Sanctuary for the Abused
Friday, March 11, 2022
BLAMING THE VICTIM
by Kathy Krajco
The first thing the victims of narcissists need to know is that they are not to blame.
Not one bit.
In other words, he didn't get mad because dinner was was late. She didn't blow up because you are "too this" or "too that." You didn't "ask for it" by speaking up and saying that you deserved some attention and respect.
The narcissist attacked you just because you are there, period. Don't you have a right to be there?
Let's get real. Narcissists think they have a right to punish you just for being the way you are. Think, don't you have the right to be the way you are? Do you have to be some character in the narcissist's fiction that conforms to his or her specifications?
Does that make any sense? That's as hateful as the crime against humanity of attacking people just for being a certain KIND or nationality.
The narcissist attacks because he or she is a predator, period. Predators attack any vulnerable prey that crosses their sights, period. Therefore, the prey is NEVER the one bit to blame.
It would make as much sense to blame a sheep for getting attacked by a wolf. So what if the wolf says, "I attacked her because she is an obnoxious sheep!" What idiot falls for that line? Yet narcissist sympathizers are doing precisely this and are therefore being irrational.
The narcissist attacked just to do it, and he or she attacks any prey they have some unfair advantage over. They never pick a fair fight. They are bullies, period.
They do it to vaunt themselves on others. It gives them a high. Like as in a high from a hit on drug.
Does this mean you are a saint? Of course not. Does it mean you have never said or done anything in an argument with a narcissist that you should regret? Of course not.
You are like a bank teller who gets shot in a holdup. You are totally innocent of getting shot. Don't let the sloppy thinkers like narcissists and their sympathizers convince you that you are to blame because you were rude, or because you were embezzling, or because you are a drug addict. All that is irrelevant TO HIM SHOOTING YOU.
Of course you should change those things about yourself, but the "intellectual" clowns who make out your character flaws as justifying abuse of you are complete idiots unable to see the relationship between cause and effect.

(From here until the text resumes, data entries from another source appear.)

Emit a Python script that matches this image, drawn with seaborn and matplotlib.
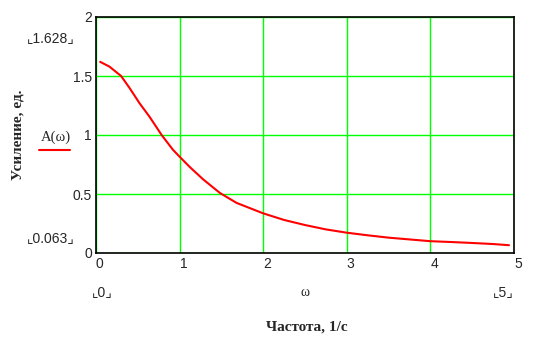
import matplotlib
matplotlib.use("Agg")
import matplotlib.pyplot as plt
import seaborn as sns
import pandas as pd

# Data
omega = [0.05, 0.16, 0.30, 0.40, 0.52, 0.64, 0.785, 0.92, 1.0, 1.12, 1.28, 1.48, 1.68,
         2.0, 2.25, 2.5, 2.75, 3.0, 3.25, 3.5, 3.75, 4.0, 4.25, 4.5, 4.75, 4.94]
gain = [1.62, 1.58, 1.50, 1.40, 1.27, 1.155, 1.0, 0.875, 0.816, 0.73, 0.625, 0.51, 0.425,
        0.336, 0.28, 0.237, 0.20, 0.172, 0.15, 0.13, 0.115, 0.10, 0.093, 0.085, 0.076, 0.066]
x_ticks = [0, 1, 2, 3, 4, 5]
y_ticks = [0, 0.5, 1, 1.5, 2]
y_tick_labels = ["0", "0.5", "1", "1.5", "2"]
y_max_label = "1.628"
y_min_label = "0.063"
x_min_label = "0"
x_max_label = "5"
legend_label = "A(ω)"
x_var = "ω"
x_title = "Частота, 1/с"
y_title = "Усиление, ед."

sns.set_style("white")
plt.rcParams["font.family"] = ["Liberation Sans", "DejaVu Sans"]

df = pd.DataFrame({"omega": omega, "gain": gain})

fig = plt.figure(figsize=(5.35, 3.37), dpi=100)
ax = fig.add_axes([96 / 535, 1 - 253 / 337, 418 / 535, 236 / 337])

sns.lineplot(data=df, x="omega", y="gain", ax=ax, color="#ff0000", linewidth=1.5, zorder=3)

ax.set_xlim(0, 5)
ax.set_ylim(0, 2)
ax.set_xticks(x_ticks)
ax.set_xticklabels([str(t) for t in x_ticks], fontsize=10)
ax.set_yticks(y_ticks)
ax.set_yticklabels(y_tick_labels, fontsize=10)
for lbl in ax.get_xticklabels():
    lbl.set_ha("left")
ax.tick_params(axis="both", length=0, pad=3)
ax.grid(True, color="#00ff00", linewidth=1.0, zorder=1)
ax.set_axisbelow(True)
for s in ax.spines.values():
    s.set_color("black")
    s.set_linewidth(1.2)
    s.set_visible(True)
ax.set_xlabel("")
ax.set_ylabel("")

fam = ["Liberation Sans", "DejaVu Sans"]
def px(x, y):
    return x / 535, 1 - y / 337

fig.text(*px(51, 38), "⌞" + y_max_label + "⌟", fontsize=10, ha="center", va="center", family=fam)
fig.text(*px(51, 238), "⌞" + y_min_label + "⌟", fontsize=10, ha="center", va="center", family=fam)
fig.text(*px(102, 292), "⌞" + x_min_label + "⌟", fontsize=10, ha="center", va="center", family=fam)
fig.text(*px(503, 292), "⌞" + x_max_label + "⌟", fontsize=10, ha="center", va="center", family=fam)
fig.text(*px(305, 292), x_var, fontsize=10, ha="center", va="center", family=["Liberation Serif", "DejaVu Serif"])
fig.text(*px(56, 137), legend_label, fontsize=10.5, ha="center", va="center", family=["Liberation Serif", "DejaVu Serif"])
fig.add_artist(plt.Line2D([39 / 535, 70 / 535], [1 - 150 / 337, 1 - 150 / 337], color="#ff0000", linewidth=1.5))

fig.text(*px(307, 327), x_title, fontsize=11, fontweight="bold", ha="center", va="center",
         family=["Liberation Serif", "DejaVu Serif"])
fig.text(*px(18, 135), y_title, fontsize=11, fontweight="bold", ha="center", va="center",
         rotation=90, family=["Liberation Serif", "DejaVu Serif"])

fig.savefig("out.png", dpi=100)
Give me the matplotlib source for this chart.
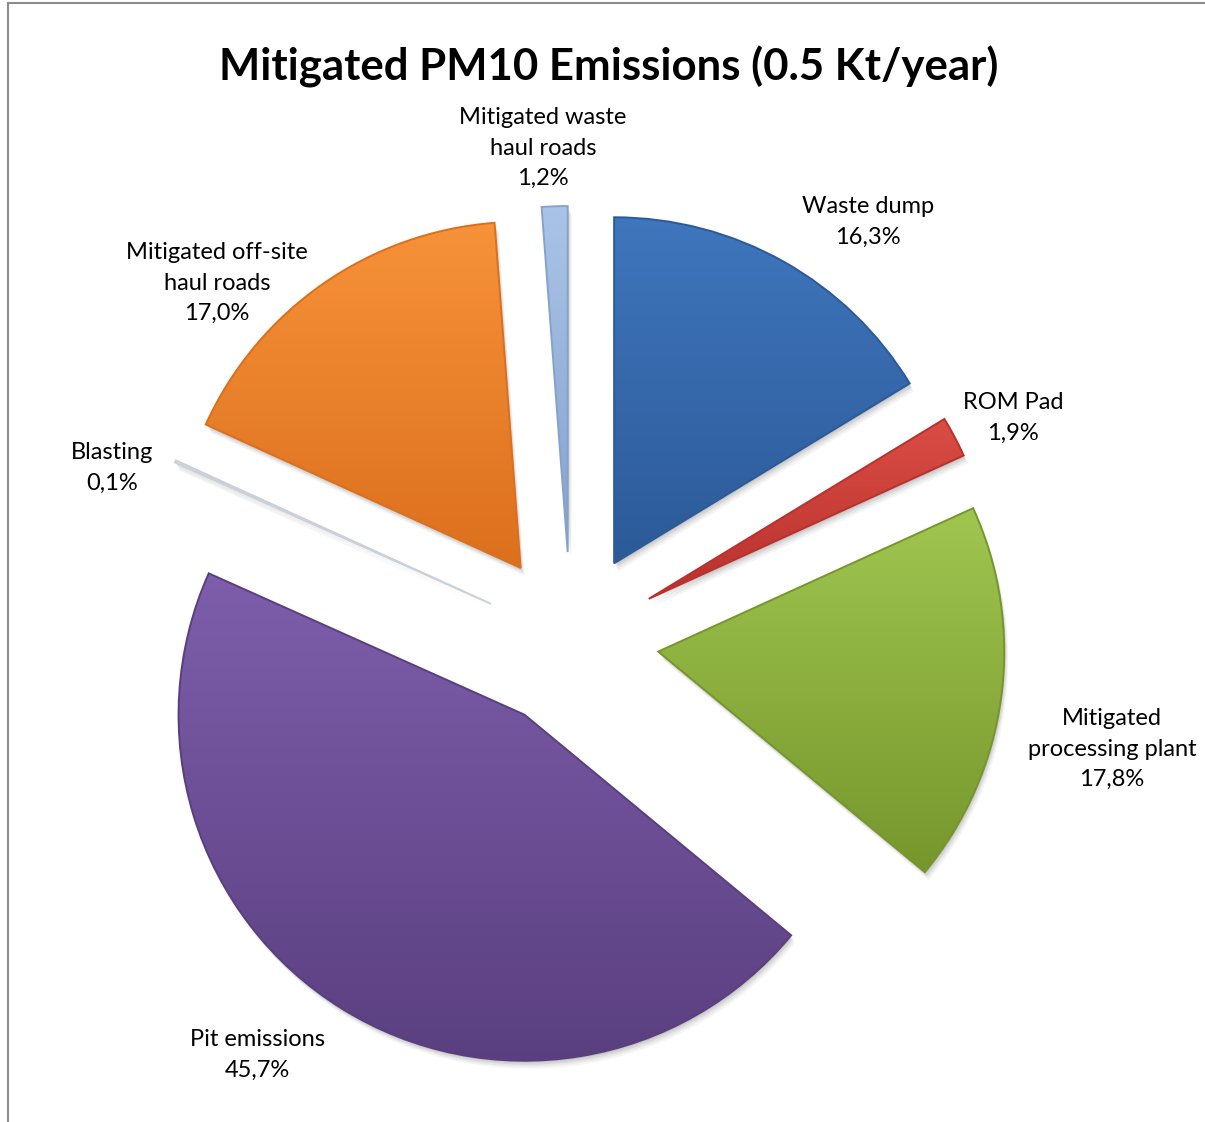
import numpy as np
import matplotlib.pyplot as plt
from matplotlib.colors import LinearSegmentedColormap
from matplotlib.patches import Wedge

# emission sources, clockwise from 12 o'clock
sources = ["Waste dump", "ROM Pad", "Mitigated\nprocessing plant", "Pit emissions",
           "Blasting", "Mitigated off-site\nhaul roads", "Mitigated waste\nhaul roads"]
shares = [16.3, 1.9, 17.8, 45.7, 0.1, 17.0, 1.2]

# top / bottom colours of each slice's fill gradient
light_cols = ["#3f76bd", "#da4d45", "#a0c650", "#7e5eab", "#e4e8ee", "#f7923a", "#aac4e8"]
dark_cols = ["#2c5a98", "#b8312c", "#76962c", "#5a3f80", "#c9d0da", "#dc6f1c", "#86a2cc"]

# label anchor points (pixels from top-left)
label_xy = [(868, 222), (1013, 418), (1112, 749), (257, 1055),
            (112, 468), (217, 283), (543, 148)]

W, H = 1205, 1122
CX, CY = 571, H - 640
R = 346
EXPLODE = 88

plt.rcParams['font.family'] = ['Lato', 'DejaVu Sans']

fig = plt.figure(figsize=(W / 100, H / 100), dpi=100)
ax = fig.add_axes([0, 0, 1, 1])

wedges, _ = ax.pie(shares, center=(CX, CY), radius=R, startangle=90,
                   counterclock=False, explode=[EXPLODE] * len(shares),
                   wedgeprops=dict(linewidth=0))

for w, c1, c2 in zip(wedges, light_cols, dark_cols):
    # soft drop shadow
    for k, a in [(8, 0.04), (6, 0.05), (4, 0.07), (2, 0.08)]:
        sh = Wedge((w.center[0] + k * 0.5, w.center[1] - k), w.r, w.theta1, w.theta2,
                   facecolor="black", alpha=a, linewidth=0, zorder=0.5)
        ax.add_patch(sh)
    # vertical gradient clipped to the wedge
    ext = w.get_path().transformed(w.get_patch_transform()).get_extents()
    cmap = LinearSegmentedColormap.from_list("g", [c2, c1])
    grad = np.linspace(0, 1, 256).reshape(-1, 1)
    im = ax.imshow(grad, cmap=cmap, origin="lower", aspect="auto",
                   extent=(ext.x0 - 2, ext.x1 + 2, ext.y0 - 2, ext.y1 + 2), zorder=2)
    im.set_clip_path(w)
    w.set_facecolor("none")
    w.set_edgecolor(c2)
    w.set_linewidth(1.4)
    w.set_zorder(3)

for name, val, (lx, ly) in zip(sources, shares, label_xy):
    txt = f"{name}\n{val:.1f}%".replace(".", ",")
    ax.text(lx, H - ly, txt, ha="center", va="center", fontsize=17,
            linespacing=1.55, color="#000000", zorder=5)

ax.text(609, H - 80, "Mitigated PM10 Emissions (0.5 Kt/year)", ha="center",
        va="baseline", fontsize=31.5, fontweight="bold", color="#000000")

# chart area border
ax.plot([8, 8, W], [0, H - 3, H - 3], color="#8c8c8c", linewidth=1.5,
        solid_joinstyle="miter", zorder=6)

ax.set_xlim(0, W)
ax.set_ylim(0, H)
ax.set_aspect("auto")
ax.axis("off")

fig.savefig("out.png", dpi=100)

Being late with dinner is no excuse for the narcissist to attack you. Being "too this" or "too that" for his taste is no excuse for the narcissist to attack you. Demanding decent and respectful treatment is no excuse for the narcissist to attack you.
I don't care how "threatened" any of that makes the poor, twisted narcissist feel. His perverted feelings are HIS problem, not yours. The Narcissist will never run out of twisted excuses to irrationalize his attacks on you, so get off the guilt trip. His perversity is not YOUR vice.
Narcissists attack you just to do it. You are therefore 100% innocent of your victimization. Blow off this absurd "It takes two to Tango" crap.
Doubtless, you will discover that there are certain things you should stop doing. Good. Now you wise up and stop being manipulated in ways that play right into the narcissist's hands. Now you cannot be victimized.
THIS is how you stop being a victim.
But foggy-headed idiots (like those espousing the ridiculous co-dependence theory) try to claim that you stop being a victim by pretending that you have never been made one. That's crazy.
That is magical thinking, like the narcissist's. You HAVE been made a victim. That's a FACT, like it or not. And "victim" is not a dirty word. Though being a victim is nothing to aspire to and is something to avoid, being a victim is NOT a sin. It is nothing to be ashamed of. To the contrary, the most innocent are the most unsuspecting and most easily victimized ... until they have learned the hard way not to assume that other people are good. And these foggy-headed idiots who blame the victim should be able to see that. (Maybe if they stopped thinking in buzzword-laden slogans, like robots, they would.)
You stop being a victim by wising up so that you are never again victimized. It requires nothing beyond COMMON SENSE to realize that.
In some cases, the narcissist has stolen something of value from you, like your job or reputation - something you have every right to get back from the damned thief. You stop being a victim when you win justice and get it back, period.
Labels: attack, blame, blame shifting, blame the victim, blamers, codependence, codependency, excuses, manipulation, narcissist, psychopath, smear campaign, sociopath, trauma, victim blaming
The narcissist stole a sort of innocent freedom to be open and trust that everything will be ok - now - I now dont trust - dont feel things will be ok - and dont do those things I did out of simple innocent joy - I am maintaining no contact - and when they erupt I repair the leaks - leaks I made myself thinking I could cope - others that the narcissist makes himself keeping tabs on me - I am quite protected now and start to feel good about things - I realise that I am not blameless - I had opinions about things and I made fun of some things that the narcissist was close to - however I did not deserve the smearing and the damage that did to my relatedness to others - did not deserve to be cut off from my peers - did not deserve them to turn their backs on me... its been bloody difficult but - 2 years later - I am starting to recover - I am not what I was - I dont do those things I did - I do other things - but I am better inside me.... and thats a start. This article is full of truth - it is valuable and will help many people. Thank you.